Malware details
- Technical name: Trojan:W32.Brambul.[Letter](FBI); Trojan/Brambul-[letter](FBI); W32.Brambul(Symantec); Win32/Brambul(Microsoft); Trojan:Win32/Brambul.[letter](Microsoft);
- Type: Computer worm
- Author: Lazarus

Technical details
- Platform: Windows XP
- Written in: Korean

= Brambul =

Computer worm

Brambul is an SMB protocol computer worm that decrypts and automatically moves from one computer to its second computer.

It is responsible for the dropping of the Joanap botnet.

== History ==

Brambul was first discovered in 2009 and has not had a disclosure prior to its notoriety. It was observed by cybersecurity firms and was not extensive subject.

=== Sony hack (Late 2014) ===
Brambul was among the malware to be identified during the Sony Pictures hack.

===Investigation (Early 2019)===
Brambul as well as Joanap botnet have both been shut down via a court order.

== Cycle ==
The computer worm has the ability to automatically scan IP addresses and decrypt passwords including, but not limited to the following.
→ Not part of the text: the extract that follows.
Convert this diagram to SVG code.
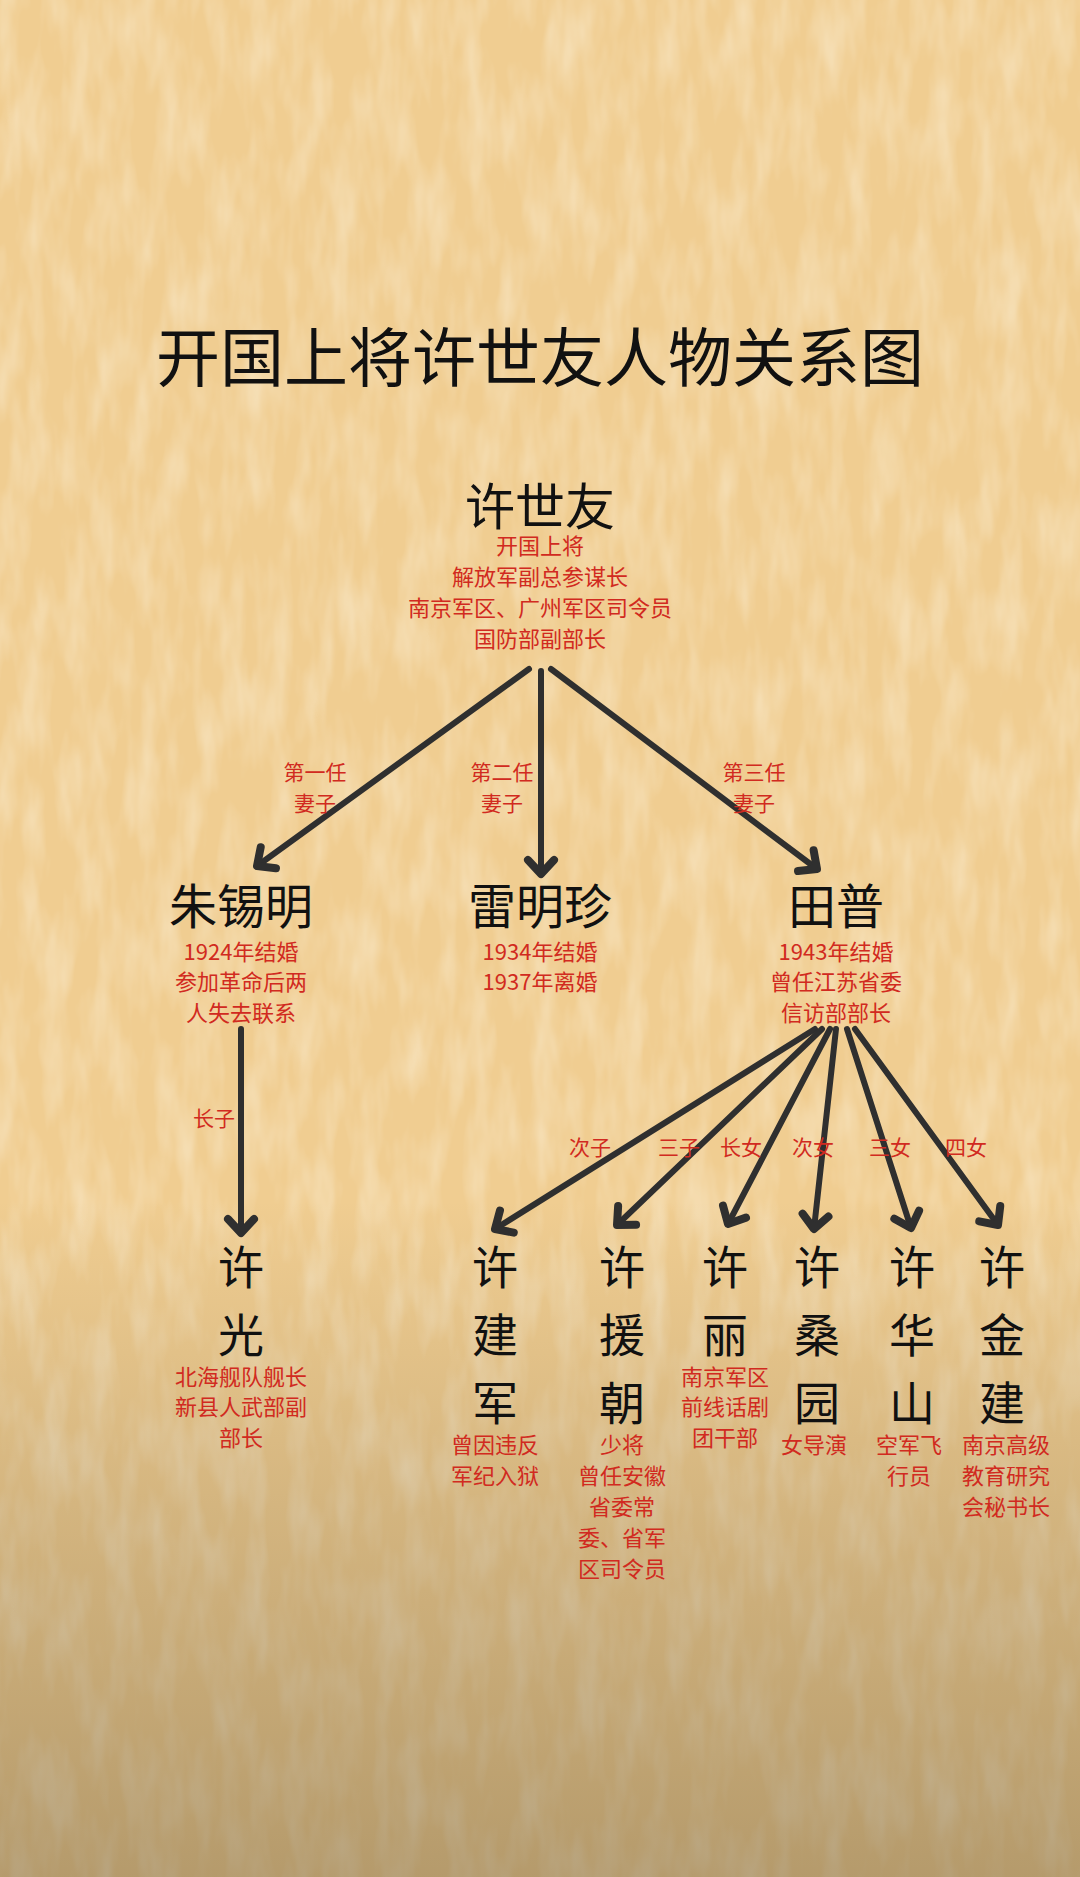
<svg xmlns="http://www.w3.org/2000/svg" width="1080" height="1877" viewBox="0 0 1080 1877">
<defs>
<style>
.title{font-family:"Noto Sans CJK SC","Noto Sans",sans-serif;font-size:64px;font-weight:400;fill:#111;text-anchor:middle}
.name{font-family:"Noto Sans CJK SC","Noto Sans",sans-serif;font-size:48px;fill:#111;text-anchor:middle}
.big{font-size:50px}
.vname{font-family:"Noto Sans CJK SC","Noto Sans",sans-serif;font-size:46px;fill:#111;text-anchor:middle}
.info{font-family:"Noto Sans CJK SC","Noto Sans",sans-serif;font-size:22px;fill:#D12A20;text-anchor:middle}
.lbl{font-family:"Noto Sans CJK SC","Noto Sans",sans-serif;font-size:21px;fill:#D12A20;text-anchor:middle}
.edge{stroke:#2f2f2f;stroke-width:6;fill:none;stroke-linecap:round;marker-end:url(#chev)}
</style>
<marker id="chev" markerUnits="userSpaceOnUse" markerWidth="34" markerHeight="34" viewBox="0 0 34 34" refX="22" refY="17" orient="auto" overflow="visible">
<path d="M8,4 L22,17 L8,30" fill="none" stroke="#2f2f2f" stroke-width="8" stroke-linecap="round" stroke-linejoin="round"/>
</marker>
<filter id="tex" x="0" y="0" width="1080" height="1877" filterUnits="userSpaceOnUse">
<feTurbulence type="fractalNoise" baseFrequency="0.045 0.012" numOctaves="3" seed="11"/>
<feColorMatrix type="matrix" values="0 0 0 0 0.96  0 0 0 0 0.85  0 0 0 0 0.65  1.0 0 0 0 -0.38"/>
</filter>
<linearGradient id="shade" gradientUnits="userSpaceOnUse" x1="0" y1="1200" x2="0" y2="1877">
<stop offset="0" stop-color="#645538" stop-opacity="0"/>
<stop offset="0.45" stop-color="#645538" stop-opacity="0.2"/>
<stop offset="1" stop-color="#645538" stop-opacity="0.42"/>
</linearGradient>
</defs>
<g id="background">
<rect x="0" y="0" width="1080" height="1877" fill="#F0CD91"/>
<rect x="0" y="0" width="1080" height="1877" filter="url(#tex)"/>
<rect x="0" y="0" width="1080" height="1877" fill="url(#shade)"/>
</g>
<text class="title" x="540" y="381">开国上将许世友人物关系图</text>
<g id="connectors">
<line class="edge" x1="529" y1="669" x2="257" y2="866"/>
<line class="edge" x1="541" y1="671" x2="541" y2="874"/>
<line class="edge" x1="551" y1="669" x2="817" y2="869"/>
<line class="edge" x1="241" y1="1029" x2="241" y2="1233"/>
<line class="edge" x1="815" y1="1029" x2="495" y2="1229"/>
<line class="edge" x1="822" y1="1029" x2="617" y2="1225"/>
<line class="edge" x1="830" y1="1029" x2="728" y2="1224"/>
<line class="edge" x1="836" y1="1029" x2="814" y2="1229"/>
<line class="edge" x1="847" y1="1029" x2="911" y2="1228"/>
<line class="edge" x1="855" y1="1029" x2="998" y2="1225"/>
<text class="lbl" x="315" y="780">第一任</text>
<text class="lbl" x="315" y="811">妻子</text>
<text class="lbl" x="502" y="780">第二任</text>
<text class="lbl" x="502" y="811">妻子</text>
<text class="lbl" x="754" y="780">第三任</text>
<text class="lbl" x="754" y="811">妻子</text>
<text class="lbl" x="214" y="1126">长子</text>
<text class="lbl" x="590" y="1155">次子</text>
<text class="lbl" x="679" y="1155">三子</text>
<text class="lbl" x="741" y="1155">长女</text>
<text class="lbl" x="813" y="1155">次女</text>
<text class="lbl" x="890" y="1155">三女</text>
<text class="lbl" x="966" y="1155">四女</text>
</g>
<g id="xu-shiyou">
<text class="name big" x="540" y="525">许世友</text>
<text class="info" x="540" y="554">开国上将</text>
<text class="info" x="540" y="585">解放军副总参谋长</text>
<text class="info" x="540" y="616">南京军区、广州军区司令员</text>
<text class="info" x="540" y="647">国防部副部长</text>
</g>
<g id="zhu-ximing">
<text class="name" x="241" y="924">朱锡明</text>
<text class="info" x="241" y="960">1924年结婚</text>
<text class="info" x="241" y="990">参加革命后两</text>
<text class="info" x="241" y="1021">人失去联系</text>
</g>
<g id="lei-mingzhen">
<text class="name" x="540" y="924">雷明珍</text>
<text class="info" x="540" y="960">1934年结婚</text>
<text class="info" x="540" y="990">1937年离婚</text>
</g>
<g id="tian-pu">
<text class="name" x="836" y="924">田普</text>
<text class="info" x="836" y="960">1943年结婚</text>
<text class="info" x="836" y="990">曾任江苏省委</text>
<text class="info" x="836" y="1021">信访部部长</text>
</g>
<g id="xu-guang">
<text class="vname" x="241" y="1284">许</text>
<text class="vname" x="241" y="1352">光</text>
<text class="info" x="241" y="1385">北海舰队舰长</text>
<text class="info" x="241" y="1415">新县人武部副</text>
<text class="info" x="241" y="1446">部长</text>
</g>
<g id="xu-jianjun">
<text class="vname" x="495" y="1284">许</text>
<text class="vname" x="495" y="1352">建</text>
<text class="vname" x="495" y="1420">军</text>
<text class="info" x="495" y="1453">曾因违反</text>
<text class="info" x="495" y="1484">军纪入狱</text>
</g>
<g id="xu-yuanchao">
<text class="vname" x="622" y="1284">许</text>
<text class="vname" x="622" y="1352">援</text>
<text class="vname" x="622" y="1420">朝</text>
<text class="info" x="622" y="1453">少将</text>
<text class="info" x="622" y="1484">曾任安徽</text>
<text class="info" x="622" y="1515">省委常</text>
<text class="info" x="622" y="1546">委、省军</text>
<text class="info" x="622" y="1577">区司令员</text>
</g>
<g id="xu-li">
<text class="vname" x="725" y="1284">许</text>
<text class="vname" x="725" y="1352">丽</text>
<text class="info" x="725" y="1385">南京军区</text>
<text class="info" x="725" y="1415">前线话剧</text>
<text class="info" x="725" y="1446">团干部</text>
</g>
<g id="xu-sangyuan">
<text class="vname" x="817" y="1284">许</text>
<text class="vname" x="817" y="1352">桑</text>
<text class="vname" x="817" y="1420">园</text>
<text class="info" x="814" y="1453">女导演</text>
</g>
<g id="xu-huashan">
<text class="vname" x="912" y="1284">许</text>
<text class="vname" x="912" y="1352">华</text>
<text class="vname" x="912" y="1420">山</text>
<text class="info" x="909" y="1453">空军飞</text>
<text class="info" x="909" y="1484">行员</text>
</g>
<g id="xu-jinjian">
<text class="vname" x="1002" y="1284">许</text>
<text class="vname" x="1002" y="1352">金</text>
<text class="vname" x="1002" y="1420">建</text>
<text class="info" x="1006" y="1453">南京高级</text>
<text class="info" x="1006" y="1484">教育研究</text>
<text class="info" x="1006" y="1515">会秘书长</text>
</g>
</svg>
| Password | Description |
|---|---|
| password | The word password |
| !@#$% | 1-5 typed with the shift key |
| !@#$%^&*() | all ten number keys typed with the shift key |
| ~!@#$%^&*()_+ | the entire top row of keys typed with the shift key |

===System drive share===

Brambul will share information of the system to the cyberattacker. Information shared includes the IP address, hostname and the username and password.